Россия должна прямо инициировать создание новой международной площадки для глобальной торговли газом, продуктами его переработки и связанными с ним товарами ограниченной биржевой ликвидности. И эта площадка до известной – но довольно заметной – степени должна противостоять тем моделям, которые будут созданы в странах ЕС и на которые Россия, увы, уже не будет иметь серьезного влияния. При развитии глобальных виртуальных финансов и криптовалют эта задача вполне выполнима, особенно с учетом новых технологических возможностей для глобальных клиринговых операций, без которых «газовый своп» становится крайне затруднительным.
Создание такой системы затруднительно в условиях, когда цена на газ привязана к цене на нефть. Но в условиях усиления свопового сегмента рынка и разновекторности развития газового и нефтяного рынков (нефтяной рынок останется, вероятно, в пространстве относительно свободной ценовой конкуренции, газовый все больше и больше будет объектом ценового регулирования) возникают реальные предпосылки для постепенного отхода от «гронингенских принципов» ценообразования в газовой отрасли. Одним из которых является принцип take or pay. Причем необязательно, чтобы новая площадка находилась именно в России – она может быть и виртуальной, а организационное звено могло бы быть приближено к основным перспективным потребителям газа – странам Азиатско-Тихоокеанского региона; хотя вряд ли такая площадка должна находиться в Китае в связи с особенностями политики китайских финансовых регуляторов. Претензии России не будет оправданы и в силу высоких политических рисков. Тем более, что в идеале новое картелирование должно включать в себя и вовлечение США – как минимум на уровне нескольких крупных производителей и операторов экспортных поставок сланцевого газа – в новую систему, в новый картель.
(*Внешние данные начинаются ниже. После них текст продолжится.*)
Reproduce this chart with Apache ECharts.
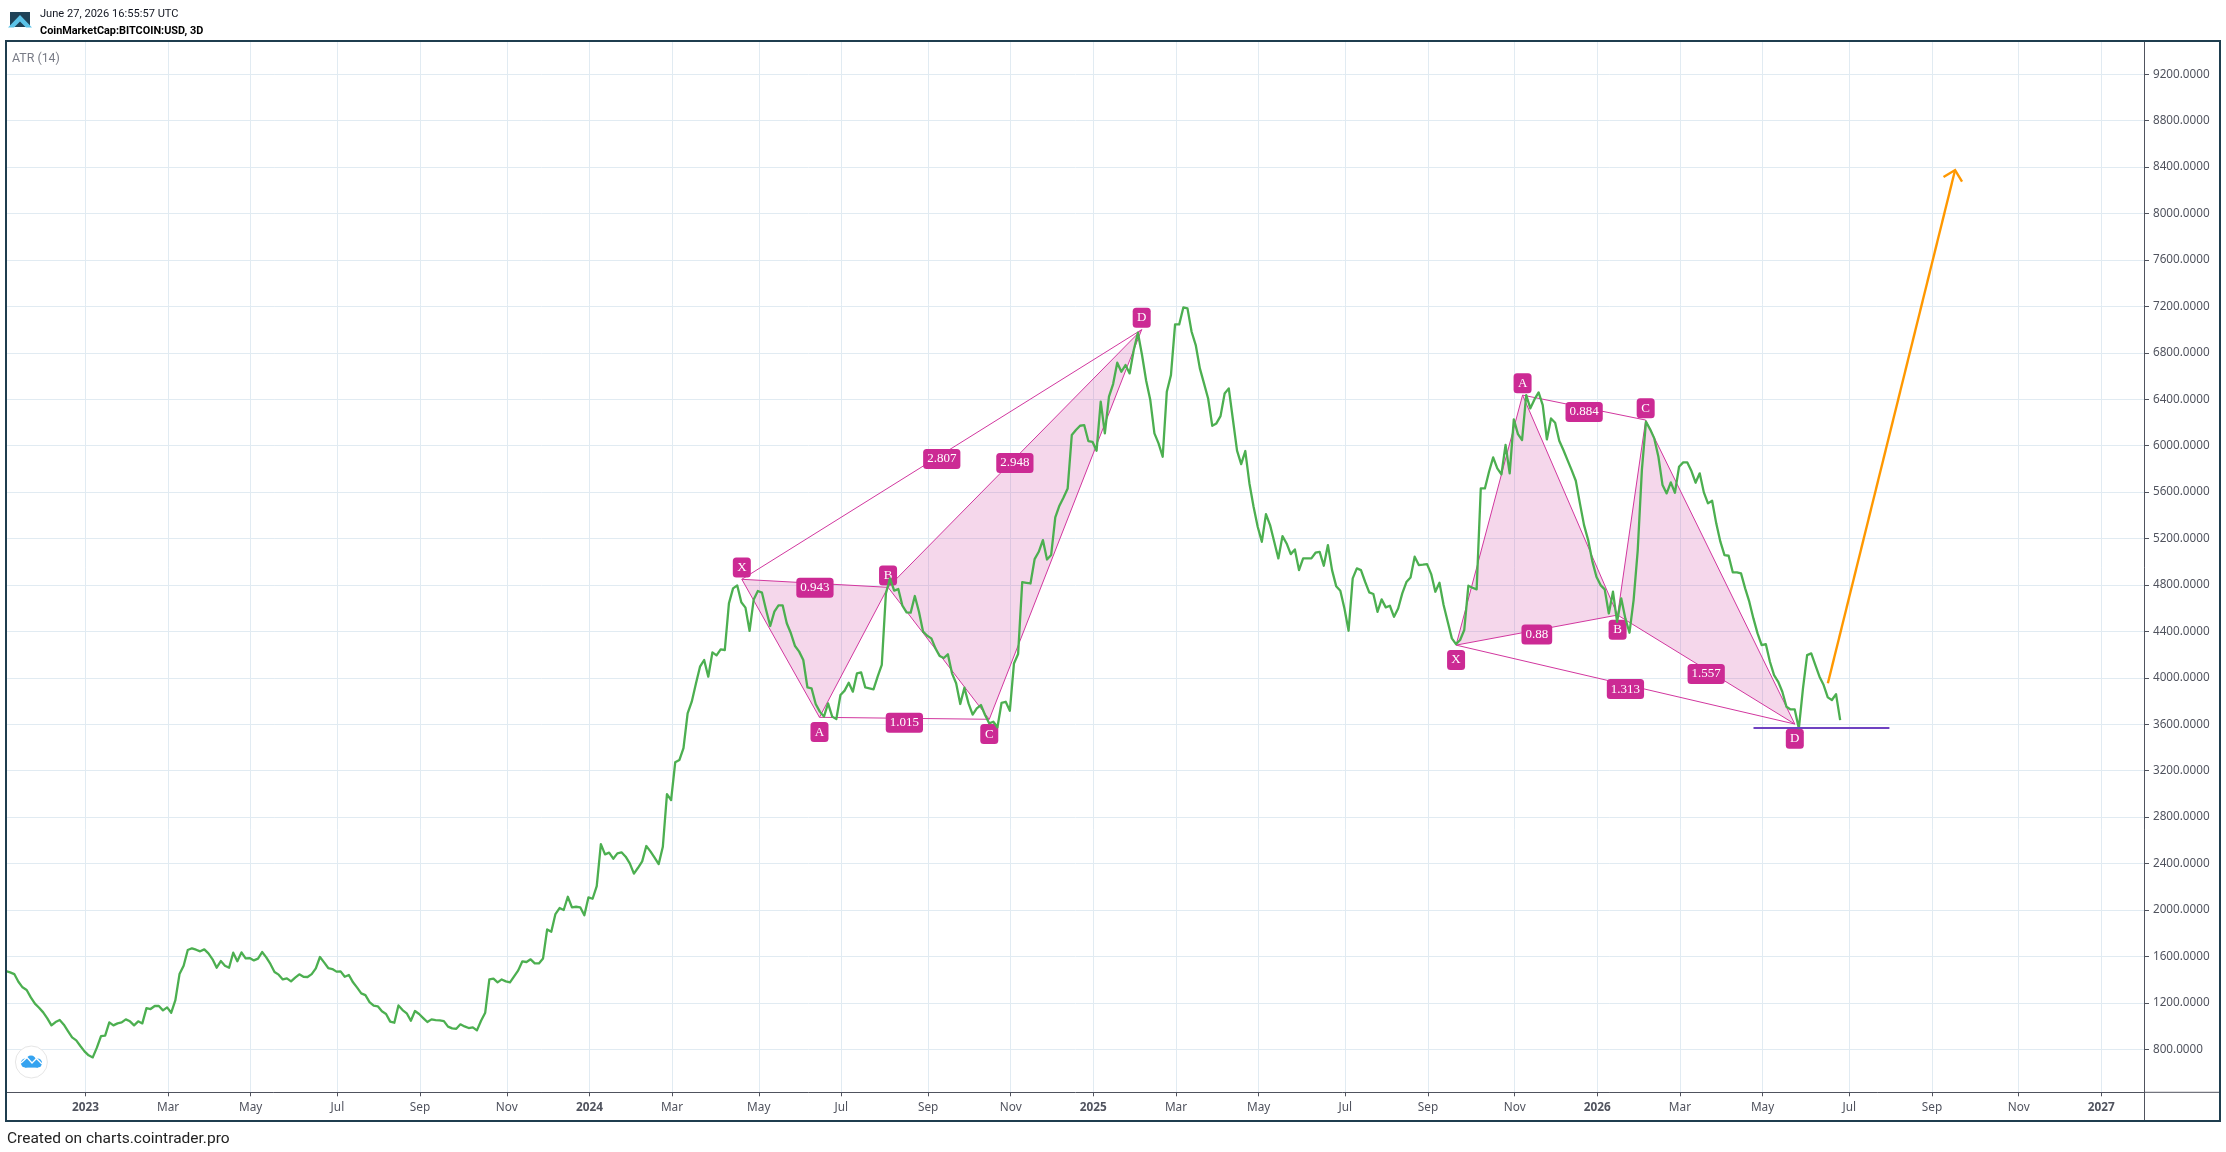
<!DOCTYPE html>
<html>
<head>
<meta charset="utf-8">
<style>html,body{margin:0;padding:0;background:#fff}#c{width:2226px;height:1152px}</style>
<script src="https://cdn.jsdelivr.net/npm/echarts@6/dist/echarts.min.js"></script>
</head>
<body>
<div id="c"></div>
<script>
// 3D closing values of the plotted series, one per bar
const barValues = [
1474,1463,1448,1382,1334,1311,1247,1193,1158,1118,1066,1006,1035,1052,1012,957,903,877,828,782,748,730,814,914,917,1032,1006,1023,1032,1058,1041,1006,1041,1023,1155,1147,1173,1173,1135,1161,1115,1224,
1448,1520,1655,1670,1658,1644,1661,1626,1575,1503,1560,1520,1503,1632,1558,1635,1583,1586,1566,1581,1638,1592,1535,1466,1443,1402,1411,1385,1417,1446,1425,1423,1448,1497,1595,1549,1500,1491,1469,1471,
1425,1440,1377,1331,1282,1267,1207,1176,1170,1127,1104,1038,1029,1178,1138,1110,1046,1130,1104,1069,1035,1058,1052,1049,1043,995,980,977,1015,997,983,989,963,1046,1115,1402,1408,1377,1402,1385,
1377,1428,1480,1558,1552,1575,1540,1540,1583,1833,1813,1965,2017,2000,2114,2023,2028,2023,1954,2109,2097,2206,2568,2479,2494,2442,2488,2497,2459,2402,2313,2364,2419,2551,2505,2451,2396,2545,2999,2947,
3272,3292,3395,3694,3795,3950,4096,4154,4010,4220,4194,4246,4240,4642,4771,4797,4651,4605,4404,4676,4748,4734,4585,4447,4570,4625,4625,4470,4384,4274,4226,4154,3918,3910,3775,3709,3666,3780,3666,3645,
3852,3890,3958,3881,4039,4047,3918,3910,3901,4010,4111,4728,4857,4751,4765,4622,4564,4562,4705,4570,4398,4363,4340,4254,4188,4171,4203,4039,3953,3775,3915,3780,3683,3737,3766,3680,3608,3622,3574,
3785,3794,3716,4124,4205,4825,4819,4813,5023,5086,5187,5020,5058,5382,5483,5554,5632,6092,6135,6172,6178,6040,6034,5957,6379,6106,6422,6531,6715,6637,6695,6623,6824,6973,6781,6560,6393,6106,6020,5905,
6465,6608,7045,7045,7191,7183,6982,6867,6666,6537,6407,6172,6192,6255,6450,6494,6226,5957,5842,5954,5675,5474,5302,5172,5411,5316,5172,5029,5221,5158,5066,5106,4928,5029,5029,5029,5078,5086,4966,5144,
4928,4790,4750,4598,4406,4857,4943,4928,4828,4736,4722,4569,4676,4607,4621,4526,4598,4728,4825,4865,5044,4972,4975,4980,4894,4742,4820,4627,4483,4340,4291,4326,4412,4794,4776,4762,5632,5632,5776,5899,
5805,5753,6006,5762,6227,6100,6049,6436,6322,6399,6459,6350,6054,6235,6198,6043,5963,5876,5790,5698,5503,5316,5187,5006,4871,4799,4762,4555,4742,4483,4685,4512,4389,4670,5101,5790,6207,6141,6063,5905,
5661,5589,5684,5595,5819,5856,5856,5782,5681,5762,5598,5503,5526,5331,5173,5058,5052,4909,4909,4900,4771,4656,4512,4383,4282,4291,4139,4024,3966,3880,3751,3728,3728,3564,3909,4196,4211,4110,4010,3938,
3832,3809,3860,3636
];
const firstBar = -19.22;

// Time axis ticks: bars counted from the first bar of 2023
const tickBars   = [0,20,40,61,81,102,122,142,163,183,204,224,244,264,284,305,325,346,366,386,406,427,447,468,488];
const tickLabels = ['2023','Mar','May','Jul','Sep','Nov','2024','Mar','May','Jul','Sep','Nov','2025','Mar','May','Jul','Sep','Nov','2026','Mar','May','Jul','Sep','Nov','2027'];
const priceTicks = [800,1200,1600,2000,2400,2800,3200,3600,4000,4400,4800,5200,5600,6000,6400,6800,7200,7600,8000,8400,8800,9200];

// Harmonic patterns: points X, A, B, C, D
const patternLetters = ['X','A','B','C','D'];
const pattern1Bars   = [158.9,177.7,194.3,218.8,255.7];
const pattern1Values = [4849,3660,4780,3643,7000];
const pattern1Ratios = ['0.943','1.015','2.807','2.948'];
const pattern2Bars   = [331.8,347.9,370.9,377.7,413.8];
const pattern2Values = [4282,6436,4541,6221,3602];
const pattern2Ratios = ['0.88','0.884','1.313','1.557'];

// Support line and projection arrow
const supportBars   = [403.8,436.7];
const supportValues = [3568,3568];
const arrowBars     = [421.8,452.6];
const arrowValues   = [3953,8375];

const PINK = '#cc2a94';
const labelByBar = {};
tickBars.forEach((b,i)=>{labelByBar[b]=tickLabels[i];});

const linePoints = barValues.map((v,i)=>[firstBar+i,v]);

function buildPattern(bars, vals, ratios, firstUp){
  const p = bars.map((b,i)=>[b,vals[i]]);
  const tris = [[...p[0],...p[1],...p[2]],[...p[2],...p[3],...p[4]]];
  // ratio pairs: X-B, A-C, X-D, B-D
  const pairs = [[0,2],[1,3],[0,4],[2,4]];
  const edges = [[0,1],[1,2],[2,3],[3,4]].concat(pairs).map(e=>[...p[e[0]],...p[e[1]]]);
  const ratioItems = pairs.map((e,i)=>({
    value:[(p[e[0]][0]+p[e[1]][0])/2,(p[e[0]][1]+p[e[1]][1])/2],
    name:ratios[i],
    label:{offset:[0,4.5]}
  }));
  const letterItems = patternLetters.map((l,i)=>{
    const up = (i%2===0) === firstUp;
    return {value:p[i],name:l,label:{offset:[0,up?-11.8:14.8],width:10}};
  });
  return {tris,edges,ratioItems,letterItems};
}
const p1 = buildPattern(pattern1Bars,pattern1Values,pattern1Ratios,true);
const p2 = buildPattern(pattern2Bars,pattern2Values,pattern2Ratios,false);

const labelStyle = {
  show:true,position:'inside',formatter:'{b}',color:'#fff',backgroundColor:PINK,borderRadius:3.5,
  fontFamily:'"Liberation Serif",serif',fontSize:13,lineHeight:20,height:20,padding:[0,4],align:'center',verticalAlign:'middle',
  opacity:1
};
const hidden = {color:'rgba(0,0,0,0)',borderWidth:0};

const chart = echarts.init(document.getElementById('c'),null,{renderer:'canvas',width:2226,height:1152});
const FRAME='#1f3e4f', AXIS='#50535e', GRID='#e1ebf2', AX_FONT='"Noto Sans",sans-serif';
chart.setOption({
  animation:false,
  backgroundColor:'#ffffff',
  grid:{left:7,top:42,width:2137,height:1050.3,containLabel:false},
  xAxis:{
    type:'value',min:-18.98,max:498.33,
    axisLine:{show:true,onZero:false,lineStyle:{color:AXIS,width:1}},
    axisTick:{show:true,length:4,customValues:tickBars,lineStyle:{color:AXIS}},
    splitLine:{show:true,lineStyle:{color:GRID,width:1}},
    axisLabel:{
      customValues:tickBars,margin:9,color:AXIS,fontFamily:AX_FONT,fontSize:11.8,
      hideOverlap:false,showMinLabel:true,showMaxLabel:true,
      formatter:v=>{const t=labelByBar[v];return /^\d/.test(t)?'{y|'+t+'}':t;},
      rich:{y:{fontWeight:'bold',color:AXIS,fontFamily:AX_FONT,fontSize:11.8}}
    }
  },
  yAxis:{
    type:'value',position:'right',min:429.5,max:9478,
    axisLine:{show:true,onZero:false,lineStyle:{color:AXIS,width:1}},
    axisTick:{show:true,length:5,customValues:priceTicks,lineStyle:{color:AXIS}},
    splitLine:{show:true,lineStyle:{color:GRID,width:1}},
    axisLabel:{customValues:priceTicks,margin:9,color:AXIS,fontFamily:AX_FONT,fontSize:11.7,
      formatter:v=>v.toFixed(4)}
  },
  series:[
    {type:'custom',name:'fill',z:2,silent:true,coordinateSystem:'cartesian2d',
     data:[...p1.tris,...p2.tris],
     encode:{x:[0,2,4],y:[1,3,5]},
     renderItem:(params,api)=>({type:'polygon',
       shape:{points:[[0,1],[2,3],[4,5]].map(k=>api.coord([api.value(k[0]),api.value(k[1])]))},
       style:{fill:'rgba(204,42,148,0.19)',stroke:null}})},
    {type:'custom',name:'edges',z:3,silent:true,coordinateSystem:'cartesian2d',
     data:[...p1.edges,...p2.edges],
     encode:{x:[0,2],y:[1,3]},
     renderItem:(params,api)=>{
       const a=api.coord([api.value(0),api.value(1)]),b=api.coord([api.value(2),api.value(3)]);
       return {type:'line',shape:{x1:a[0],y1:a[1],x2:b[0],y2:b[1]},style:{stroke:'#d2379f',lineWidth:1}};
     }},
    {type:'scatter',name:'ratios',z:4,silent:true,symbol:'circle',symbolSize:1,itemStyle:hidden,
     data:[...p1.ratioItems,...p2.ratioItems],label:labelStyle},
    {type:'scatter',name:'points',z:4,silent:true,symbol:'circle',symbolSize:1,itemStyle:hidden,
     data:[...p1.letterItems,...p2.letterItems],label:labelStyle},
    {type:'line',name:'ATR (14)',z:5,silent:true,showSymbol:false,symbol:'none',data:linePoints,
     lineStyle:{color:'#4caf50',width:2.3,join:'round'},clip:true},
    {type:'line',name:'support',z:6,silent:true,showSymbol:false,symbol:'none',
     data:supportBars.map((b,i)=>[b,supportValues[i]]),lineStyle:{color:'#6f42c1',width:2}},
    {type:'custom',name:'arrow',z:6,silent:true,coordinateSystem:'cartesian2d',
     data:[[arrowBars[0],arrowValues[0],arrowBars[1],arrowValues[1]]],
     encode:{x:[0,2],y:[1,3]},
     renderItem:(params,api)=>{
       const a=api.coord([api.value(0),api.value(1)]),b=api.coord([api.value(2),api.value(3)]);
       const ang=Math.atan2(a[1]-b[1],a[0]-b[0]),L=13.5,r=Math.PI/4;
       const w=[b[0]+L*Math.cos(ang+r),b[1]+L*Math.sin(ang+r)],e=[b[0]+L*Math.cos(ang-r),b[1]+L*Math.sin(ang-r)];
       const st={stroke:'#ff9800',lineWidth:2.4,fill:null};
       return {type:'group',children:[
         {type:'line',shape:{x1:a[0],y1:a[1],x2:b[0],y2:b[1]},style:st},
         {type:'polyline',shape:{points:[w,b,e]},style:st}
       ]};
     }}
  ],
  graphic:[
    {type:'rect',z:100,silent:true,shape:{x:6,y:41,width:2214,height:1080},style:{fill:null,stroke:FRAME,lineWidth:2}},
    {type:'line',z:99,silent:true,shape:{x1:2144,y1:1092.3,x2:2219,y2:1092.3},style:{stroke:AXIS,lineWidth:1}},
    {type:'line',z:99,silent:true,shape:{x1:2144.5,y1:1092,x2:2144.5,y2:1120},style:{stroke:AXIS,lineWidth:1}},
    {type:'text',z:100,silent:true,x:40,y:14,style:{text:'June 27, 2026 16:55:57 UTC',fill:'#131722',font:'11.1px Roboto',textVerticalAlign:'middle'}},
    {type:'text',z:100,silent:true,x:40,y:31,style:{text:'CoinMarketCap:BITCOIN:USD, 3D',fill:'#000',font:'bold 10.9px Roboto',textVerticalAlign:'middle'}},
    {type:'text',z:100,silent:true,x:12,y:58.5,style:{text:'ATR (14)',fill:'#787b86',font:'12.4px Roboto',textVerticalAlign:'middle'}},
    {type:'text',z:100,silent:true,x:7,y:1139,style:{text:'Created on charts.cointrader.pro',fill:'#222',font:'15.5px Roboto',textVerticalAlign:'middle'}},
    // header logo
    {type:'rect',z:100,silent:true,shape:{x:10,y:12,width:20,height:15},style:{fill:'#1f4257'}},
    {type:'polygon',z:101,silent:true,shape:{points:[[8,27.5],[20,15],[32,27.5],[26,27.5],[20,21.5],[14,27.5]]},style:{fill:'#5cc3e8'}},
    // bottom-left cloud badge
    {type:'circle',z:100,silent:true,shape:{cx:31.4,cy:1062,r:16},style:{fill:'#fff',stroke:'#e6e6e6',lineWidth:1}},
    {type:'circle',z:101,silent:true,shape:{cx:25.5,cy:1063,r:4.6},style:{fill:'#35a3f0'}},
    {type:'circle',z:101,silent:true,shape:{cx:31,cy:1060.5,r:5},style:{fill:'#35a3f0'}},
    {type:'circle',z:101,silent:true,shape:{cx:37.5,cy:1063,r:4.6},style:{fill:'#35a3f0'}},
    {type:'rect',z:101,silent:true,shape:{x:25,y:1062,width:13,height:5.6},style:{fill:'#35a3f0'}},
    {type:'polyline',z:102,silent:true,shape:{points:[[21,1063],[27,1057.5],[32,1063],[36.5,1058.5],[42,1064]]},style:{stroke:'#fff',lineWidth:1.3,fill:null}}
  ]
});
</script>
</body>
</html>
Не в пользу России говорит и отсутствие у нее пока национальных, вернее, национально контролируемых технологий производства и конверсии СПГ, хотя это и преодолимо на горизонте в 4-6 лет при условии концентрации ресурсов.
Существует не слишком успешный прецедент создания площадки для торговли нефтью и нефтепродуктами на базе Санкт-Петербургской товарно-сырьевой биржи, которая, несмотря на определенные достижения, не смогла стать фактором глобальной ценовой конъюнктуры. Газовый рынок картелирован в существенно большей степени, а Россия играет на этом рынке еще большую роль, нежели на рынке нефти. Одновременно Россия на примере взаимодействия с ОПЕК по стабилизации цен на нефть смогла убедиться в высокой эффективности кооперативных действий. Теперь международные проекты рекартелизации рынка газа будут восприниматься позитивнее. Но сейчас простое создание торговой площадки бессмысленно. Это должна быть не просто биржевая, но еще и инвестиционно-расчетная площадка нового поколения, использующая опережающие финансовые технологии.
Принципиально важным должно стать признание – и позиция России станет решающим фактором – невозможности сохранения глобального рынка газа в том виде, как он существовал в 1980-2000 годы. Эта задача невыполнима хотя бы в силу коренного изменения кредитно-фискальных отношений между странами в новой постглобалистской системе международных экономических отношений. Значит, не стоит тратить ресурсы, в том числе организационные, на попытки сохранить данную систему. Напротив, выработка стратегии участия в изменениях при понимании инвестиционной природы нынешних процессов могла бы оказаться более продуктивна.